History of indigenous ethnic minority group enriches national culture

Published:  09:08 Thursday - June 22, 2006

History of indigenous ethnic minority group enriches national culture

The La Chi ethnic minority, numbering more than 10,700, live mostly in the northern mountainous provinces of Ha Giang and Lao Cai. They are also referred to as Cu Te, or La Qua and speak a language of the Kadai linguistic family. Their settlement in the area is mentioned in books dating from the 18th century.

The La Chi cultivate wet rice on terraced fields and raise cattle and poultry according to their old ways. Their traditional crafts include cotton weaving and indigo dyeing. They live in stilt and earthen houses gathered in hamlets of a distinct architectural style.

The La Chi dress simply. Men wear five-flip gowns stretching down to their knees accessorised by bracelets. Women wear a four-flip blouse, waist band, skirt, headdress and earrings.

The La Chi has distinct cultural features. Each clan owns an exclusive set of drums and gongs used for festivities and worship. Children adopt their father’s surnames. At weddings, the groom’s family pay the bride’s family a certain amount of money in return for nurturing the bride until her marriage.

The ethnic group observe many lunar seasonal festivities, such as rituals praying for rice seeds, post ploughing, new rice, and the Traditional Lunar New Year Festival or Tet. Their festivities and rituals are closely connected to agricultural practices. Their New Year celebrations fall in February and are held in a common worshipping house to ask for productive rice seeds and a bumper crop. Follow-up festivities and rituals bear religious and cultural significance and are highly symbolic.

Director of Son La Culture and Information Department, Doctor of Ethnology, Tran Huu Son, describes one such ritual, "Ritual attendees prepare four square rations of glutinous rice coloured in red, yellow, black and white with four pieces of buffalo meat. These are accompanied by two buffalo horns filled with wine. The ritual aims to invite ancestors’ spirits home while praying for smooth cultivation of rice. When the ritual is over, the father in the family puts on a conical hat and takes with him a stick made to a sharp point and curved like a buffalo horn. The mother carries on her back a basket of rice and their children take the family’s offerings to their newly reclaimed terraced field. Wine is poured out of the buffalo horns before planting the rice amidst prayers for a more plentiful crop than in previous years."

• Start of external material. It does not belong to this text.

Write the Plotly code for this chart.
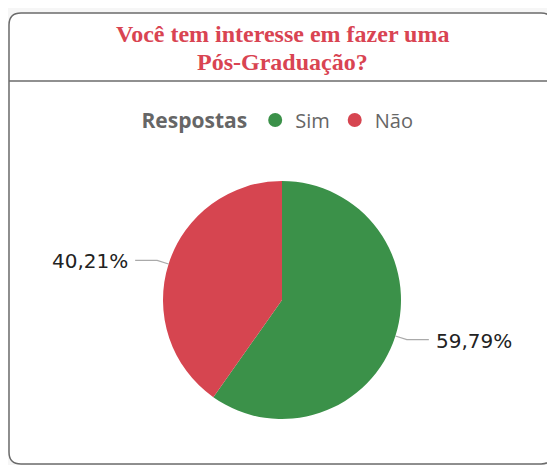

The La Chi population will celebrate their biggest ritual in March when they worship the Snake and Sun genies once every 13 years. An ox is used as sacrifice and five-colour steamed glutinous rice is offered. Prayer rituals, which last two days, are attended by a male representative of each family. When the ritual is over, beef from the sacrificed ox is distributed to all households to eat at the worshipping place.

Young men and women enjoy singing to the accompaniment of special musical instruments including drums, gongs, and 3-string or lip instruments. Local festivals often draw the participation of many people in diverse sports and games.

La Chi children are encouraged to attend school where they learn the local dialect and the Vietnamese language. With intensive care and input from the government, the ethnic group’s living conditions have improved considerably.